Competence of Parties
- Parties must be of legal age.
- Parties must be of sound mind.
- Minors typically cannot enter certain binding contracts.
- Contracts entered under duress are void.
Intention to Create Legal Relations
- Courts often presume intention to create legal relations in business contracts.
- Presumption may be absent in social or domestic situations.
Consideration
- Consideration is the exchange of something valuable.
- Executed consideration: Immediate exchange.
- Executory consideration: Exchange happens in the future.
- Bilateral agreement: Exchange of promises.
- Unilateral agreement: One promise in exchange for performance.
Discharge of a Contract
- Discharge: Contract termination.
- Methods include: by agreement, by performance, by breach, by impossible circumstances (frustration), by lapse of time.
Discharge by Performance
- Complete Performance: Parties fulfill all terms.
- Substantial Performance: Parties fulfill most, but not all, terms. Might have valid claims for the terms remaining.
- Variations of terms: Can happen via an agreement, acceptance or waiver.
Breach of Contract
- Anticipatory breach: Declaration that one party won't fulfill. The offended party can immediately take action or wait.
- Actual breach: Failure to perform on the scheduled date of the contract.
Remedies for Breach of Contract
- Damages: Compensate for financial losses.
- Rescission: Terminate the contract.
- Specific performance: Force the breaching party to perform.

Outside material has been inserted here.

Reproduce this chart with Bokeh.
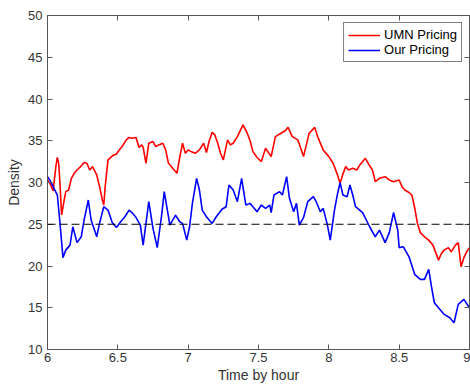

- Injunction: Prevent the breaching party from doing something.
Insurance Principles
- Subrogation: Insurance company takes over the rights of insured against a third party.
- Proximate cause: The original event that caused the loss. The event is covered if within the policy terms.
- Indemnity: Insured is restored to their original position before the loss.
- Utmost Good Faith: Honest disclosure of information by all parties.
- Contribution: Insured can only claim from a single insurer for a covered loss.
- Insurable Interest: Insured must stand to lose something financially due to the event.
- Liability and Negligence: Legal responsibility and failure to exercise reasonable care.
Insurance Policies
- Life Insurance: Covers death, with varying payments.
- Non-life Insurance: Covers various risks in business, with a wide range of policies (e.g., fire, product liability).
Trade Credit Insurance
- Protects exporters against non-payment by foreign buyers.
- Helps increase confidence in international trade.
Business Documents
- Various business documents (like invoices, purchase orders, stock cards) are crucial for tracking and handling financial transactions.
- Their usage is essential for maintaining accurate financial records and complying with legal requirements.
Case Studies
- Carlill v Carbolic Smoke Ball Co.: Landmark case highlighting offers made to the public becoming legally binding.
- Europcar Case Study: Illustrates the steps in contract formation, such as offer, acceptance, and formation of a contract.
- NH International (Caribbean) Case Study: Shows the importance of contract terms, especially when financial information is critical.
- Television Jamaica Case Study: Illustrates contract breach and associated compensation.